Here is one way to do that in Python/OpenCV.

• Read the input
• Threshold using inRange()
• Apply morphology to clean it up
• Get the convex hull
• Get the 4 corner points using approxPolyDP()
• Specify the corresponding output corner points
• Warp the image
• Save the results

Input:

import cv2
import numpy as np

# read image
img = cv2.imread('lego.png')
hh, ww = img.shape[:2]

# threshold on red color
lower=(90,100,170)
upper=(130,150,220)
thresh = cv2.inRange(img, lower, upper)

# apply morphology
kernel = cv2.getStructuringElement(cv2.MORPH_ELLIPSE, (3,3))
morph = cv2.morphologyEx(thresh, cv2.MORPH_OPEN, kernel)
kernel = cv2.getStructuringElement(cv2.MORPH_ELLIPSE, (7,7))
morph = cv2.morphologyEx(morph, cv2.MORPH_CLOSE, kernel)

# get convex hull
points = np.column_stack(np.where(morph.transpose() > 0))
hull = cv2.convexHull(points)
peri = cv2.arcLength(hull, True)
hullimg = img.copy()
hullimg = cv2.polylines(hullimg, [hull], True, (0,255,0), 1)

# get 4 corners
poly = cv2.approxPolyDP(hull, 0.01 * peri, True)
plist = poly.tolist()
print(plist)
# plist ordered cw from bottom right
cornerimg = img.copy()
cv2.polylines(cornerimg, [np.int32(poly)], True, (0,0,255), 1, cv2.LINE_AA)

# specify control point pairs
# order pts cw from bottom right
inpts = np.float32(poly)
outpts = np.float32([[500, 500], [200, 500], [200, 200], [500, 200]])

# warp image
M = cv2.getPerspectiveTransform(inpts, outpts)
warpimg = cv2.warpPerspective(img, M, (ww,hh))

# save results
cv2.imwrite("lego_thresh.png", thresh)
cv2.imwrite("lego_morph.png", morph)
cv2.imwrite("lego_convexhull.png", hullimg)
cv2.imwrite("lego_corners.png", cornerimg)
cv2.imwrite("lego_warped.png", warpimg)

cv2.imshow('thresh',thresh)
cv2.imshow('morph',morph)
cv2.imshow('hullimg',hullimg)
cv2.imshow('cornerimg',cornerimg)
cv2.imshow('warpimg',warpimg)
cv2.waitKey(0)
cv2.destroyAllWindows()

Threshold Image:

Morphology Cleaned Image:

Convex Hull Image:

4 Corner Image:

Warped Result:

Answer 2

The Mask image gives a good starting point.
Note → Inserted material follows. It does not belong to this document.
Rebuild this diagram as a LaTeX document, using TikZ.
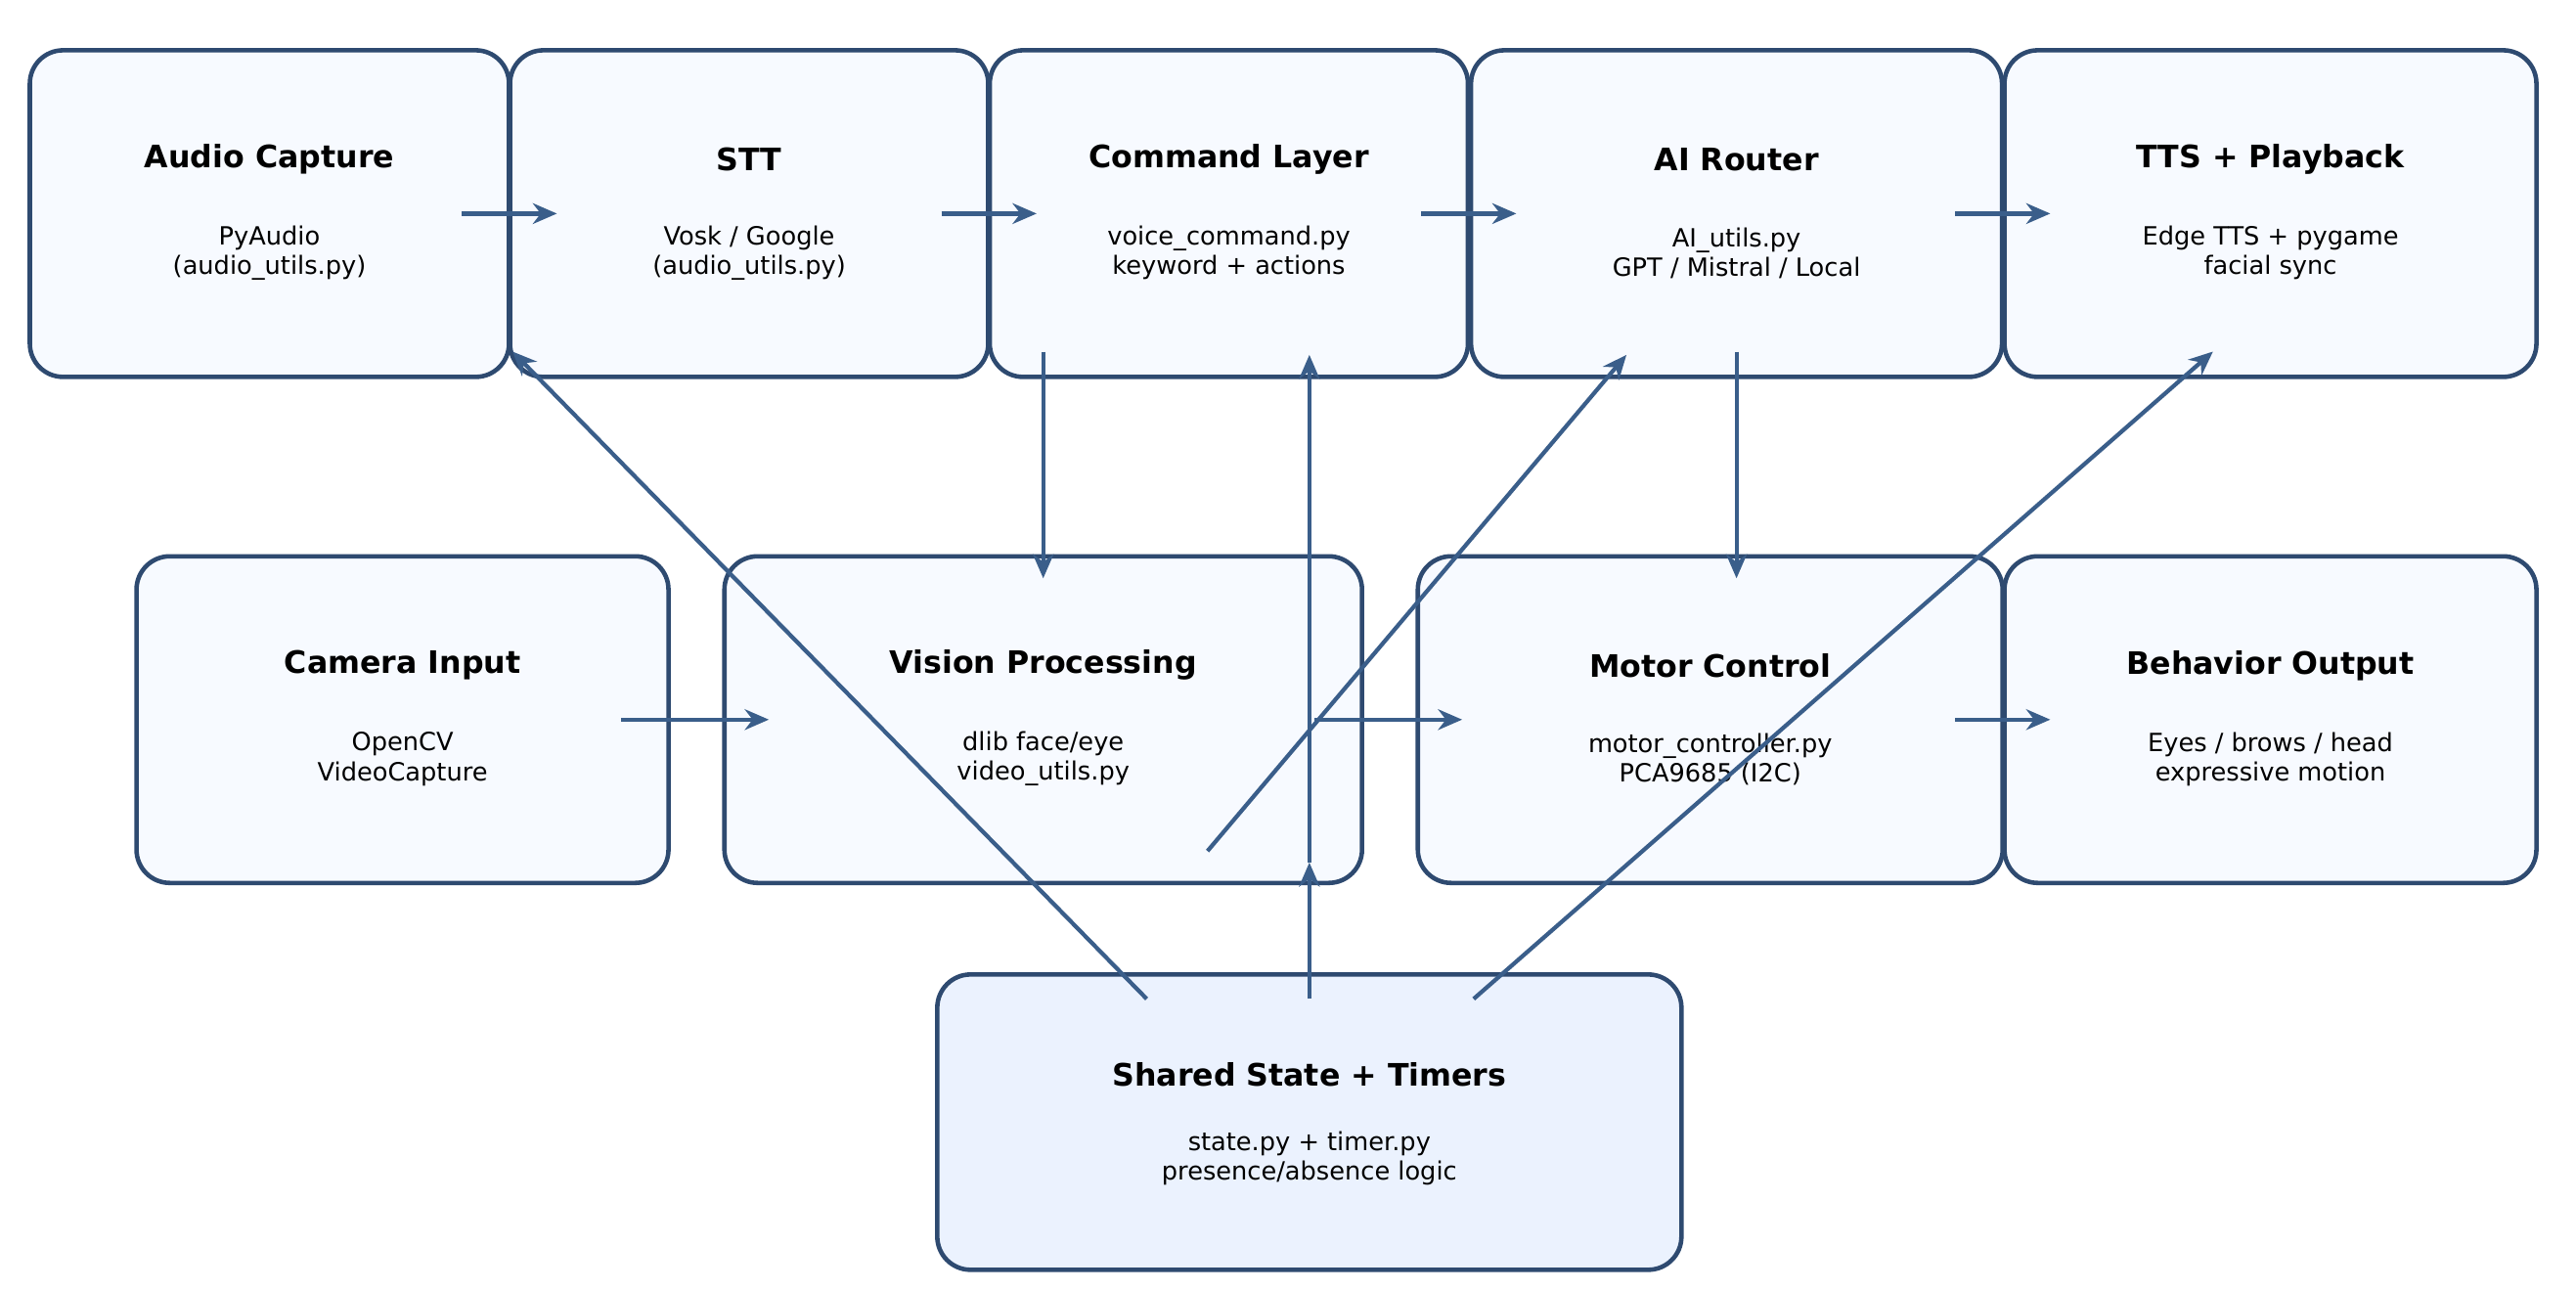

Extract the contours and find a way to filter out the interesting one (base on size, length, straightness or whatever criterion that works). Then find the point farthest from the center, and the point farthest from the first point (these define the longest diagonal). Next find the two points farthest form the diagonal, on both sides. Now you have the four interesting corners.